Comparing ATMs in 7-Eleven stores and bank branches may sound unfair, but it highlights the changing role of bank brands in people’s lives. Consumer choices do not align around the neatly defined competitive choices that the industry makes. They not only involve choices between brands, but also among non-traditional competitors and substitutes (is it inconceivable that PayPal and Apple could be future competitors to today’s retail banks? We say no.).
If Chris and others like him decide that an ATM in a convenience store or at the mall replaces the branch, then bank marketers need to take the idea very seriously.

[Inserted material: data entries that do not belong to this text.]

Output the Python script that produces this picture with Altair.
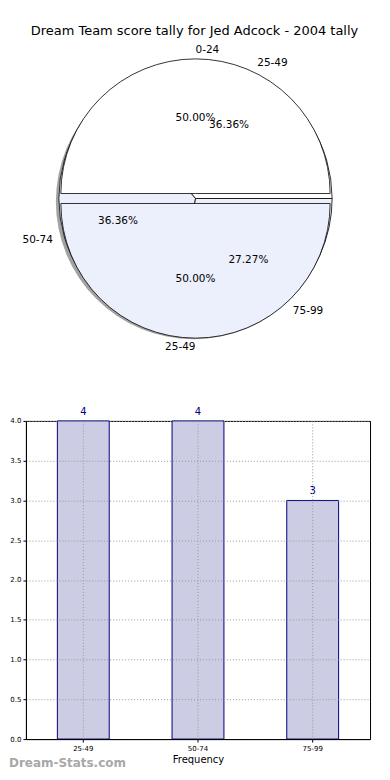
import math
import altair as alt
import pandas as pd

title_text = "Dream Team score tally for Jed Adcock - 2004 tally"

# Pie drawn on top (two halves)
pieA_labels = ["0-24", "25-49"]
pieA_values = [1, 1]
# Pie drawn underneath (three slices)
pieB_labels = ["25-49", "50-74", "75-99"]
pieB_values = [4, 4, 3]

# Bar chart
bar_labels = ["25-49", "50-74", "75-99"]
bar_values = [4, 4, 3]
y_ticks = [0.0, 0.5, 1.0, 1.5, 2.0, 2.5, 3.0, 3.5, 4.0]
watermark = "Dream-Stats.com"

pieA_fills = ["white", "#EBF0FC"]
pieB_fills = ["white", "#EBF0FC", "#EBF0FC"]

FONT = "DejaVu Sans"
PW, PH = 357, 350
CX, CY = 170, 190
R_B, R_A = 137, 135


def pie_base(labels, values):
    df = pd.DataFrame({"label": labels, "value": values, "order": list(range(len(labels)))})
    return (
        alt.Chart(df)
        .transform_joinaggregate(total="sum(value)")
        .transform_window(cum="sum(value)", sort=[alt.SortField("order")], frame=[None, 0])
        .transform_calculate(
            t1="2.5*PI - 2*PI*(datum.cum - datum.value)/datum.total",
            t2="2.5*PI - 2*PI*datum.cum/datum.total",
            tm="2.5*PI - 2*PI*(datum.cum - datum.value/2)/datum.total",
            adeg="360*(datum.cum - datum.value/2)/datum.total",
            pct="format(100*datum.value/datum.total, '.2f') + '%'",
        )
    )


layers = []

# shadow
shadow = alt.Chart(pd.DataFrame({"s": [0]})).mark_arc(
    theta=0, theta2=2 * math.pi, outerRadius=R_B + 1, fill="#7a7a7a", opacity=0.7
).encode(x=alt.value(CX - 2), y=alt.value(CY + 3))
layers.append(shadow)

baseB = pie_base(pieB_labels, pieB_values)
for i, f in enumerate(pieB_fills):
    layers.append(
        baseB.transform_filter(f"datum.order == {i}")
        .mark_arc(outerRadius=R_B, fill=f, stroke="black", strokeWidth=0.8)
        .encode(theta=alt.Theta("t1:Q", scale=None), theta2="t2:Q",
                x=alt.value(CX), y=alt.value(CY))
    )

baseA = pie_base(pieA_labels, pieA_values)
a_centers = [CY - 5, CY + 5]
for i, f in enumerate(pieA_fills):
    layers.append(
        baseA.transform_filter(f"datum.order == {i}")
        .mark_arc(outerRadius=R_A, fill=f, stroke="black", strokeWidth=0.8)
        .encode(theta=alt.Theta("t1:Q", scale=None), theta2="t2:Q",
                x=alt.value(CX), y=alt.value(a_centers[i]))
    )

for base in (baseB, baseA):
    for side, cond in (("left", "datum.adeg < 90.5 || datum.adeg > 270.5"),
                       ("right", "!(datum.adeg < 90.5 || datum.adeg > 270.5)")):
        layers.append(
            base.transform_filter(cond)
            .mark_text(radius=149, align=side, baseline="middle", fontSize=10.5, font=FONT, color="black")
            .encode(theta=alt.Theta("tm:Q", scale=None), text="label:N",
                    x=alt.value(CX), y=alt.value(CY))
        )
    layers.append(
        base.mark_text(radius=81, align="center", baseline="middle", fontSize=10.5, font=FONT, color="black")
        .encode(theta=alt.Theta("tm:Q", scale=None), text="pct:N",
                x=alt.value(CX), y=alt.value(CY))
    )

title_layer = alt.Chart(pd.DataFrame({"t": [title_text]})).mark_text(
    fontSize=13, font=FONT, color="black", align="center", baseline="middle"
).encode(text="t:N", x=alt.value(CX - 1), y=alt.value(22))
layers.append(title_layer)

pie = alt.layer(*layers).properties(
    width=PW, height=PH, view=alt.ViewBackground(strokeWidth=0, stroke="transparent")
)

# ---------- bar chart ----------
bars_df = pd.DataFrame({"range": bar_labels, "count": bar_values})
BW, BH = 345, 319

xenc = alt.X(
    "range:N", sort=bar_labels,
    scale=alt.Scale(paddingInner=0, paddingOuter=0),
    axis=alt.Axis(title="Frequency", labelAngle=0, grid=True, bandPosition=0.5, zindex=1,
                  gridDash=[1, 2], gridColor="#999999", gridWidth=1,
                  labelFontSize=7, labelFont=FONT, tickSize=3, tickColor="black",
                  titleFontSize=10, titleFont=FONT, titleFontWeight="normal", titlePadding=3,
                  domainColor="black", labelColor="black", titleColor="black"),
)
yenc = alt.Y(
    "count:Q", scale=alt.Scale(domain=[0, 4], nice=False),
    axis=alt.Axis(title=None, values=y_ticks, format=".1f", grid=True, zindex=1,
                  labelOverlap=False, labelFlush=False,
                  gridDash=[1, 2], gridColor="#999999", gridWidth=1,
                  labelFontSize=7, labelFont=FONT, tickSize=3, tickColor="black",
                  labelPadding=2, domainColor="black", labelColor="black"),
)

bbase = alt.Chart(bars_df).encode(x=xenc, y=yenc)
bars = bbase.mark_bar(width=52, fill="#CCCCE4", stroke="#000080", strokeWidth=1)
vals = bbase.mark_text(dy=-9, color="#000080", fontSize=10, font=FONT, baseline="middle").encode(
    text="count:Q")
wm = alt.Chart(pd.DataFrame({"t": [watermark]})).mark_text(
    align="left", baseline="middle", fontSize=12, fontWeight="bold", font=FONT, color="#a8a8a8"
).encode(text="t:N", x=alt.value(-17), y=alt.value(BH + 24))

bar_chart = alt.layer(bars, vals, wm).properties(
    width=BW, height=BH, view=alt.ViewBackground(stroke="black", strokeWidth=1)
)

chart = alt.vconcat(pie, bar_chart, spacing=48).properties(
    padding={"left": 0, "top": 0, "right": 0, "bottom": 0}
).configure_view(strokeWidth=0).configure(font=FONT)

chart.save("out.html", embed_options={"renderer": "svg", "actions": False})
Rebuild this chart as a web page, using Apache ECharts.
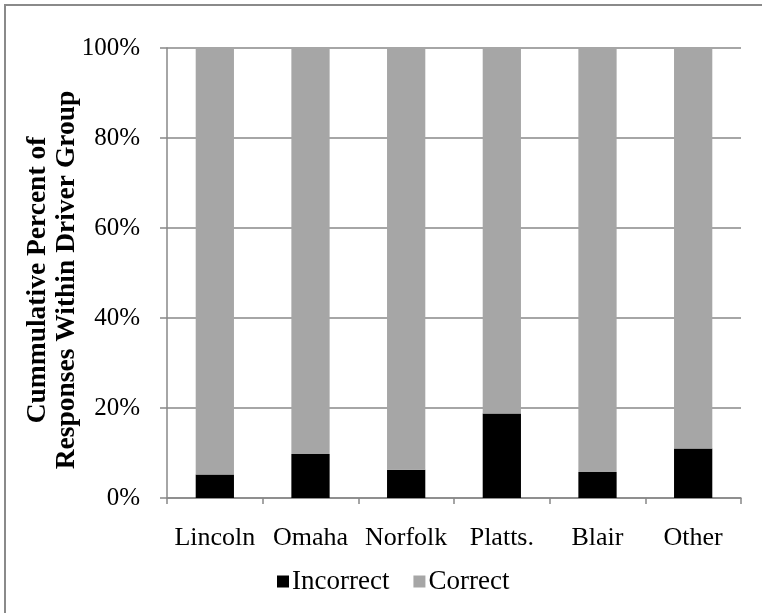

Doing nothing is the risky option
Instead of worrying about fairness, forward-looking bank executives need to act today to deliver creative solutions that map to the experience that consumers want from their bank through a combination of technology, people, and creativity inside and outside the branch.
Chris’ story demonstrates Citibank’s strategy of leveraging digital touchpoints and a brand partnership with a national convenience store to minimize churn. Offering mobile banking to handle basic transactions has become a cost of entry, which means that while Citibank avoided losing share to another bank, it will find it just as hard to recruit new customers.
And, if customers can take care of their basic needs through a combination of online, mobile banking, and ATMs, what does that mean for a role its branches play?
As the role of banks continues to shift, and the need to appeal to a growing generation of millennials grows in importance, executives have an opportunity to use their brand as a conduit for shaping how these new omnichannel stories will be told and experiences brought to life across every interaction.